## start DATA SHOWN

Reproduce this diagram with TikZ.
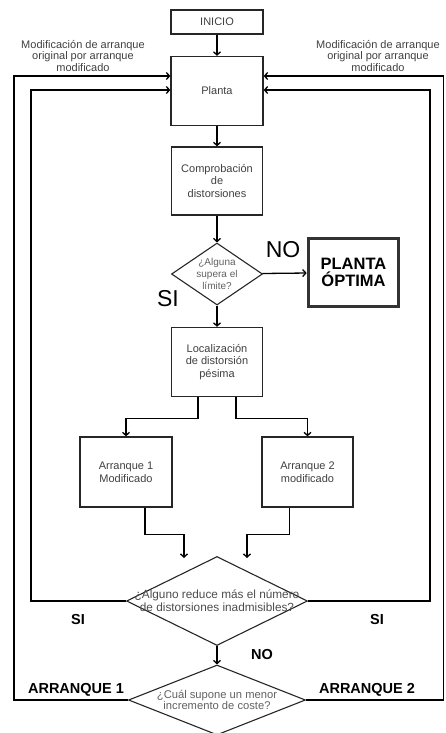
\documentclass[tikz,border=0pt]{standalone}
\usepackage{fontspec}
\setmainfont{Liberation Sans}
\usepackage{xcolor}
\usepackage{tikz}
\usetikzlibrary{shapes.geometric, arrows.meta, positioning}

\begin{document}
\begin{tikzpicture}[
    x=1pt, y=-1pt,
    box/.style    = {draw=black!85, line width=1.3pt, fill=white, align=center, inner sep=2pt,
                     text=black!75, font=\fontsize{11}{12.8}\selectfont},
    decis/.style  = {draw=black!85, line width=1.1pt, diamond, inner sep=0pt, fill=none},
    qtext/.style  = {align=center, text=black!62},
    final/.style  = {draw=black!80, line width=3.6pt, align=center, inner sep=2pt,
                     font=\fontsize{16.5}{17}\selectfont\bfseries},
    note/.style   = {align=center, text=black!75, font=\fontsize{11}{11.5}\selectfont},
    big/.style    = {font=\fontsize{23}{23}\selectfont},
    tag/.style    = {font=\fontsize{14.5}{15}\selectfont\bfseries},
    arr/.style    = {-{Straight Barb[length=3.2pt,width=7pt]}, line width=1.3pt},
    wire/.style   = {line width=1.3pt}
]
\useasboundingbox (0,0) rectangle (445,733);

% ---- Main column ----
\node[box, minimum width=92pt, minimum height=24pt] (inicio) at (217,22)  {INICIO};
\node[box, minimum width=92pt, minimum height=69pt] (planta) at (217,91)  {Planta};
\node[box, minimum width=91pt, minimum height=68pt] (comp)   at (217,181) {Comprobación\\de\\distorsiones};
\node[decis, minimum width=91pt, minimum height=62pt,
      label={[qtext, font=\fontsize{10}{11.8}\selectfont]center:¿Alguna\\supera el\\límite?}] (q1) at (217,274) {};
\node[final, minimum width=90pt, minimum height=68pt] (optima) at (353.5,272.5) {PLANTA\\ÓPTIMA};
\node[box, minimum width=91pt, minimum height=69pt] (loc)    at (217,362) {Localización\\de distorsión\\pésima};

% ---- Two branches ----
\node[box, minimum width=92pt, minimum height=70pt] (arr1) at (126,472)   {Arranque 1\\Modificado};
\node[box, minimum width=91pt, minimum height=70pt] (arr2) at (307.5,472) {Arranque 2\\modificado};

% ---- Lower decisions ----
\node[decis, minimum width=181pt, minimum height=89pt,
      label={[qtext, text=black!70, font=\fontsize{11.8}{12.6}\selectfont]center:¿Alguno reduce más el número\\de distorsiones inadmisibles?}] (q2) at (217,601) {};
\node[decis, minimum width=177pt, minimum height=70pt,
      label={[qtext, font=\fontsize{11.2}{11.6}\selectfont]center:¿Cuál supone un menor\\incremento de coste?}] (q3) at (217,700) {};

% ---- Main arrows ----
\draw[arr] (inicio) -- (planta);
\draw[arr] (planta) -- (comp);
\draw[arr] (comp)   -- (q1);
\draw[arr] (q1)     -- (loc);
\draw[arr] (q1)     -- (optima);
\draw[arr] (q2)     -- (q3);

\draw[arr] ([xshift=-19pt]loc.south) -- ++(0,21) -| (arr1.north);
\draw[arr] ([xshift=19pt]loc.south)  -- ++(0,21) -| (arr2.north);

\coordinate (m1) at (184,558);
\coordinate (m2) at (247,558);
\draw[arr] ([xshift=19pt]arr1.south)  -- ++(0,27) -| (m1);
\draw[arr] ([xshift=-18pt]arr2.south) -- ++(0,27) -| (m2);

% ---- Feedback loops ----
\coordinate (lo) at (14,76);
\coordinate (li) at (31,90);
\coordinate (ro) at (443.5,76);
\coordinate (ri) at (430,90);
\draw[arr] (q3.west) -| (lo) -- (lo -| planta.west);
\draw[arr] (q2.west) -| (li) -- (li -| planta.west);
\draw[arr] (q3.east) -| (ro) -- (ro -| planta.east);
\draw[arr] (q2.east) -| (ri) -- (ri -| planta.east);

% ---- Labels ----
\node[note] (notel) at (83,56)  {Modificación de arranque\\original por arranque\\modificado};
\node[note] (noter) at (378,56) {Modificación de arranque\\original por arranque\\modificado};
\node[big] (no1) at (283,250) {NO};
\node[big] (si1) at (168,299) {SI};
\node[tag] (si2) at (78,620)  {SI};
\node[tag] (si3) at (377,620) {SI};
\node[tag] (no2) at (262,655) {NO};
\node[tag] (a1)  at (76,690)  {ARRANQUE 1};
\node[tag] (a2)  at (367,690) {ARRANQUE 2};

\end{tikzpicture}
\end{document}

## end DATA SHOWN

**TASK STATEMENT**
Everything from the first line to the line with "width=91pt, minimum height=69pt]" must be repeated exactly, and nothing else. Leave the pictures out.

**EXERCISE RESPONSE**
Reproduce this diagram with TikZ.
\documentclass[tikz,border=0pt]{standalone}
\usepackage{fontspec}
\setmainfont{Liberation Sans}
\usepackage{xcolor}
\usepackage{tikz}
\usetikzlibrary{shapes.geometric, arrows.meta, positioning}

\begin{document}
\begin{tikzpicture}[
    x=1pt, y=-1pt,
    box/.style    = {draw=black!85, line width=1.3pt, fill=white, align=center, inner sep=2pt,
                     text=black!75, font=\fontsize{11}{12.8}\selectfont},
    decis/.style  = {draw=black!85, line width=1.1pt, diamond, inner sep=0pt, fill=none},
    qtext/.style  = {align=center, text=black!62},
    final/.style  = {draw=black!80, line width=3.6pt, align=center, inner sep=2pt,
                     font=\fontsize{16.5}{17}\selectfont\bfseries},
    note/.style   = {align=center, text=black!75, font=\fontsize{11}{11.5}\selectfont},
    big/.style    = {font=\fontsize{23}{23}\selectfont},
    tag/.style    = {font=\fontsize{14.5}{15}\selectfont\bfseries},
    arr/.style    = {-{Straight Barb[length=3.2pt,width=7pt]}, line width=1.3pt},
    wire/.style   = {line width=1.3pt}
]
\useasboundingbox (0,0) rectangle (445,733);

% ---- Main column ----
\node[box, minimum width=92pt, minimum height=24pt] (inicio) at (217,22)  {INICIO};
\node[box, minimum width=92pt, minimum height=69pt] (planta) at (217,91)  {Planta};
\node[box, minimum width=91pt, minimum height=68pt] (comp)   at (217,181) {Comprobación\\de\\distorsiones};
\node[decis, minimum width=91pt, minimum height=62pt,
      label={[qtext, font=\fontsize{10}{11.8}\selectfont]center:¿Alguna\\supera el\\límite?}] (q1) at (217,274) {};
\node[final, minimum width=90pt, minimum height=68pt] (optima) at (353.5,272.5) {PLANTA\\ÓPTIMA};
\node[box, minimum width=91pt, minimum height=69pt] (loc)    at (217,362) {Localización\\de distorsión\\pésima};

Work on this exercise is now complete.